**GIVEN INSTRUCTION:** Count each line below that has "chart" anywhere in it. Answer with the total alone.

**INFORMATION SHOWN:**

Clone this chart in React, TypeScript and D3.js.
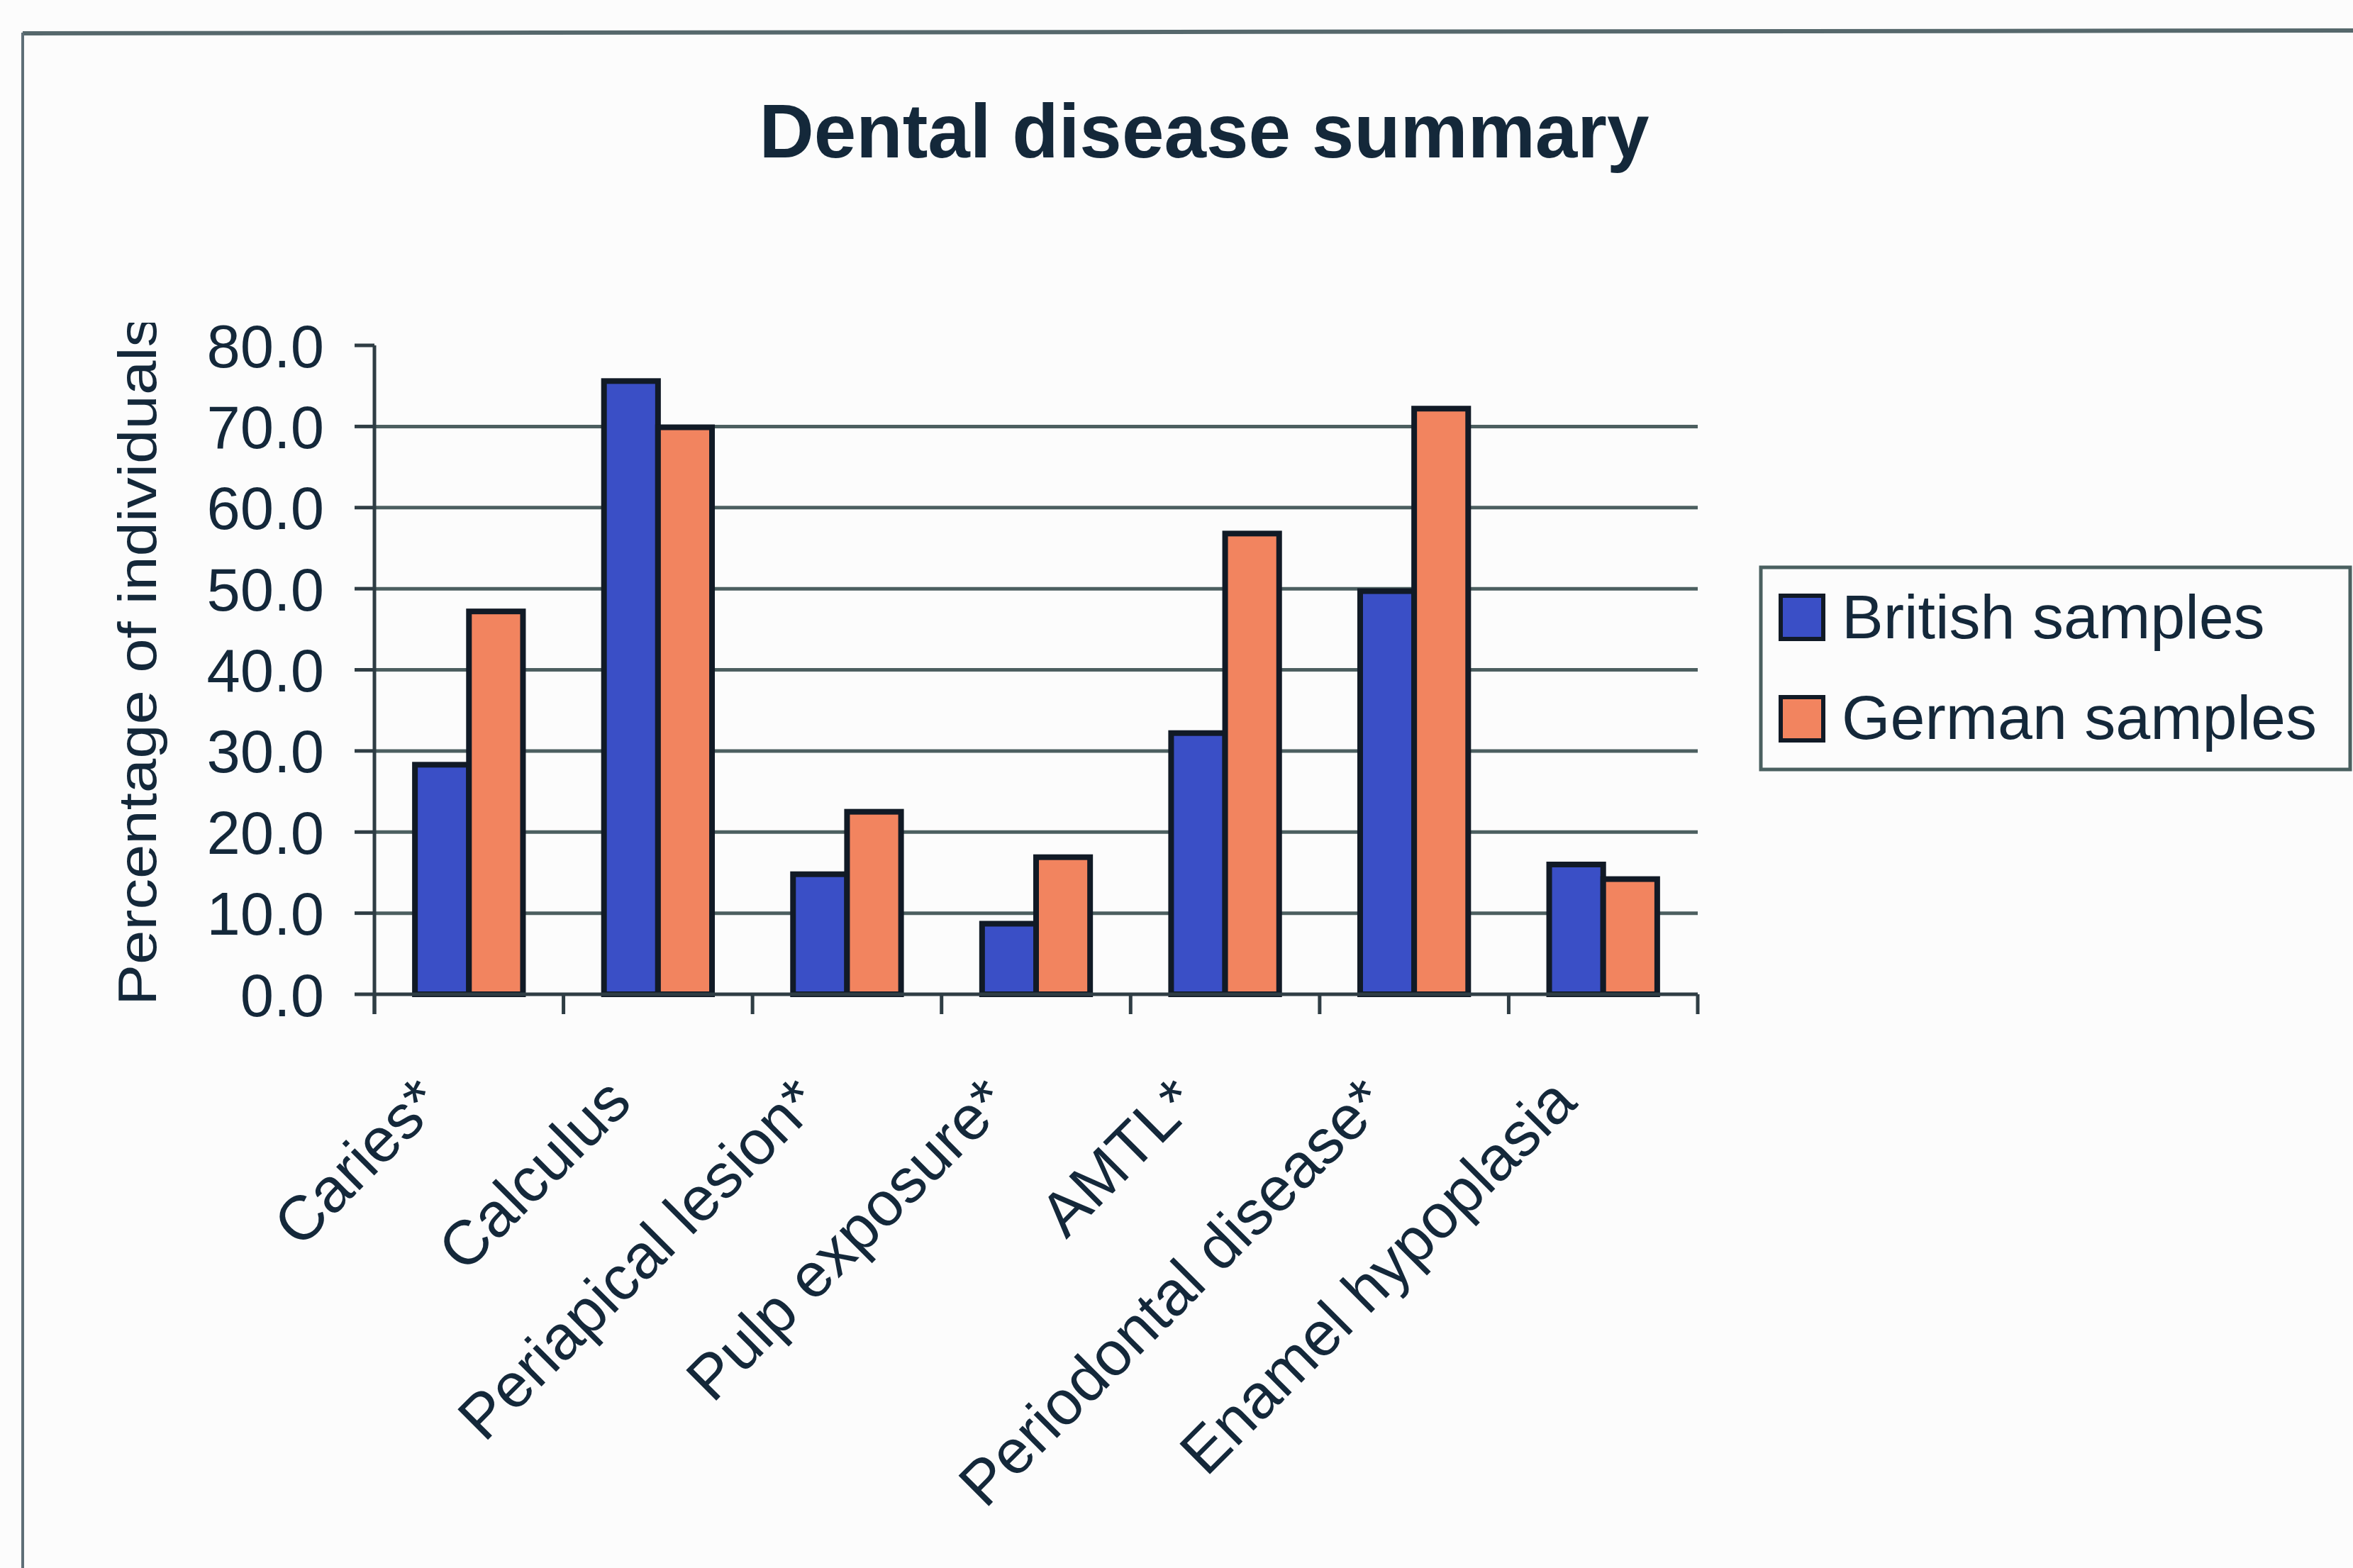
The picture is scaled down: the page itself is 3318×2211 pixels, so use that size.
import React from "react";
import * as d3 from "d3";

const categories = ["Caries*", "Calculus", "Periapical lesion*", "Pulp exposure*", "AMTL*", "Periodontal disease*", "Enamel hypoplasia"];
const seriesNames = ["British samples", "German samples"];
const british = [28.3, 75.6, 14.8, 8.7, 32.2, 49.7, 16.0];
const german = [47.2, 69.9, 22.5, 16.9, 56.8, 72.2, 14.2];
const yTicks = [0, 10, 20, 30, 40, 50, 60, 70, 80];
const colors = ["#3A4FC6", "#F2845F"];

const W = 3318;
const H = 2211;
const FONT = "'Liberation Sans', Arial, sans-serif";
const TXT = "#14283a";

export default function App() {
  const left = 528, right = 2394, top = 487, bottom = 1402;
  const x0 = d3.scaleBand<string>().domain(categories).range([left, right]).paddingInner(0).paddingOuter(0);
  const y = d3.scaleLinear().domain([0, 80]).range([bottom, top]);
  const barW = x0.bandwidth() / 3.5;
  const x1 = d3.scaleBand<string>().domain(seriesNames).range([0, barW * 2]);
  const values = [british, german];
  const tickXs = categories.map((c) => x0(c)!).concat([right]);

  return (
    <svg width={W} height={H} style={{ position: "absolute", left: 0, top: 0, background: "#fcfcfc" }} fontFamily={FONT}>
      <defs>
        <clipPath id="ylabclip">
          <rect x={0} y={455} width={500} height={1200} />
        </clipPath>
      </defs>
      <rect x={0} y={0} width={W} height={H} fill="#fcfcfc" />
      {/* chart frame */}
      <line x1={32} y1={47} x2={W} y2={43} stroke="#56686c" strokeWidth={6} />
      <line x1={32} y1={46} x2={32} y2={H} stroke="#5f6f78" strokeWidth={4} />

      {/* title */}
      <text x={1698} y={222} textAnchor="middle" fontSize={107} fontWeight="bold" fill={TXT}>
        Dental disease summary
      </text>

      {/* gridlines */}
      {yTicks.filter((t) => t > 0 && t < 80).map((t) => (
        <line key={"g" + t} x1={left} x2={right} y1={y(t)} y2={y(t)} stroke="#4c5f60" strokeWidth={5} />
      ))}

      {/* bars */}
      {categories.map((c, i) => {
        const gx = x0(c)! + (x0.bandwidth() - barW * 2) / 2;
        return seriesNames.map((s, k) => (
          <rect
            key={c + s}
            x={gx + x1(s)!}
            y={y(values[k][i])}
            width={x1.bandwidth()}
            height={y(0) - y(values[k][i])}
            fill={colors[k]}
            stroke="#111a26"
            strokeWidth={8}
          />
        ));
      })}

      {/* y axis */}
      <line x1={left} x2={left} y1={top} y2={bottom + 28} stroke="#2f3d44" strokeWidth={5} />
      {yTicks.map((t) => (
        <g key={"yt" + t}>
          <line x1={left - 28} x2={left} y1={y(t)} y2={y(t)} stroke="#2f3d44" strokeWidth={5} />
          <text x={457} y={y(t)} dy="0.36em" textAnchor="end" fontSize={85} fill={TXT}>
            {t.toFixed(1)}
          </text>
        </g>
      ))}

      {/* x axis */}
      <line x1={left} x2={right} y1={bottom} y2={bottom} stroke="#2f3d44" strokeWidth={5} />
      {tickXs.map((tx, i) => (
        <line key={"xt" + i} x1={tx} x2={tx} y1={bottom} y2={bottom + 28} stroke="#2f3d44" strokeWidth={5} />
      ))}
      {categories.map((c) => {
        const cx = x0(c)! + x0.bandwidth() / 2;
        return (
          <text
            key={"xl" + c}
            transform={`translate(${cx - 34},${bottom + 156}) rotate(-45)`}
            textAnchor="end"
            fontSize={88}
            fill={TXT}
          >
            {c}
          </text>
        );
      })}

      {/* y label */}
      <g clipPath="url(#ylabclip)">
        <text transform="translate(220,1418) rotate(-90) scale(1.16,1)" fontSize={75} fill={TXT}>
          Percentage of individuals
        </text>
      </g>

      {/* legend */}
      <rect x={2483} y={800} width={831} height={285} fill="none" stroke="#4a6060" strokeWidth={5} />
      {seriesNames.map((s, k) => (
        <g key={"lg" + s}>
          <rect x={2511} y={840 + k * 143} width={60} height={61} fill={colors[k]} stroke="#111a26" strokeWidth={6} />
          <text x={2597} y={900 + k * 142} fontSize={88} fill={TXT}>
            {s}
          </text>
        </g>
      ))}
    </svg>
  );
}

**ANSWER TO THIS TASK:** 2